Are eWallets and their ilk at the heart of gaming’s global popularity?
Ok, so the popularity of gaming has been blossoming for quite some time now, and plenty would argue that the industry wasn’t exactly in need of a revolution. However, it would be impossible to ignore the massive impact that fintech has had on driving the growth and longevity of digital gaming.
The gaming market is currently riding an all-time boom, having been valued at over $180 billion in 2021 and expected to grow to as much as $314.40 billion by 2027 – according to Mordor Intelligence. Fintech has reshaped the way players interact with their games, enhancing the gaming experience by supporting the distribution of digital assets.
Fintech and Gaming Are Closely Linked
While gaming remains a mainstream entertainment industry, it has always been linked to the practice of commerce. If you think about a typical 1980s or 90s video game, that game had to be bought and sold in brick-and-mortar storefronts. As gaming made the leap to the digital realm, so too did the methods that gamers use to purchase and access games.
Digital gaming is supported by a comprehensive payment structure consisting of different online marketplaces. These include game payment models – freemium, play to earn, pay to play – while transactions can be made using a variety of fintech methods, including eWallets, debit or credit card tokenization and electronic bank payments. Cryptocurrency, too, is starting to have a lasting impact on the gaming sector.
How Has Fintech Impacted Gaming?
You only have to look at the gaming habits of modern players to see the impact of fintech on the gaming industry. Once players are immersed in their favourite games, they’re quite happy to use digital payment methods to make in-game purchases, whether that be for the latest upgrade or to equip their characters with the coolest gear or power-ups.
Being able to purchase video games online gives players instant access to their gaming content. It’s a seamless process that itself is contributing to far more gaming-related sales per year than traditional purchasing methods. For example, according to Statista, 83% of all the video gaming purchases that year were made in digital form, meaning that only 17% of the total sales involved physical video games.
Take the ubiquitous Fornite as a case in point. This is a free-to-play game that can be downloaded and played on everything from traditional PCs to mobiles and tablets free of charge. However, the game itself is based on the freemium model, meaning that it has several features that can be unlocked with microtransactions and in-game purchases.
The game’s player base is so devoted that collectively they’ve spent billions of dollars since the game’s inception, sometimes even on in-game items that have no impact on the gameplay itself.
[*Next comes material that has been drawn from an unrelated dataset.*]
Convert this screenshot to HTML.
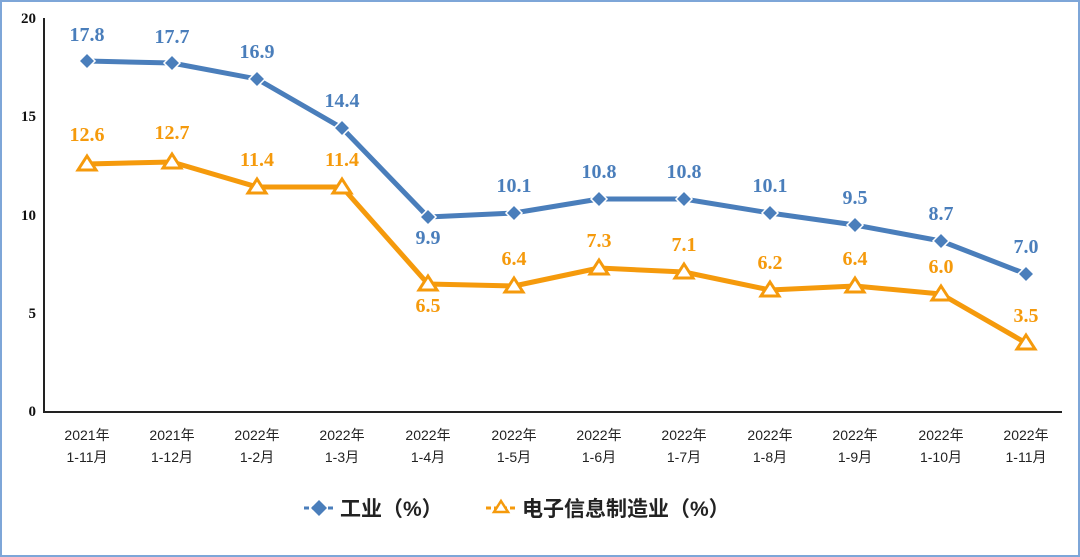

Furthermore, the reach of eWallets like Neteller and Skrill has extended beyond the more conventional video gaming segments; they’ve also played a key role in modernizing the iGaming sector. By enabling gamers to effortlessly load up their accounts to access real money poker titles and even make withdrawals, digital wallets make iGaming a seamless process that provides gamers with instant access to their funds. In previous decades, the main choices on offer were debit cards, with their longer processing times, and fee-inducing credit cards.
Boosting the Latest Developments in Gaming Tech
It’s no stretch to hypothesize that the increased presence of fintech in the gaming industry has also contributed to the development of the newest advances in gaming tech, such as cloud gaming.
Cloud gaming is based on the same premise as content streaming platforms like Netflix, or cloud storage applications such as Dropbox. By utilizing the processing power of massive offshore servers to virtually host games and applications in ‘the cloud’, software development companies are able to provide gamers with immediate, real-time access to even AAA titles on any internet-connected device, including mobile devices.
Since cloud streaming services can be both subscription-based and individual purchase models – paying a monthly membership and making additional game purchases for brand new titles, for instance – fintech provides a convenient way for players to both create their accounts and maintain them.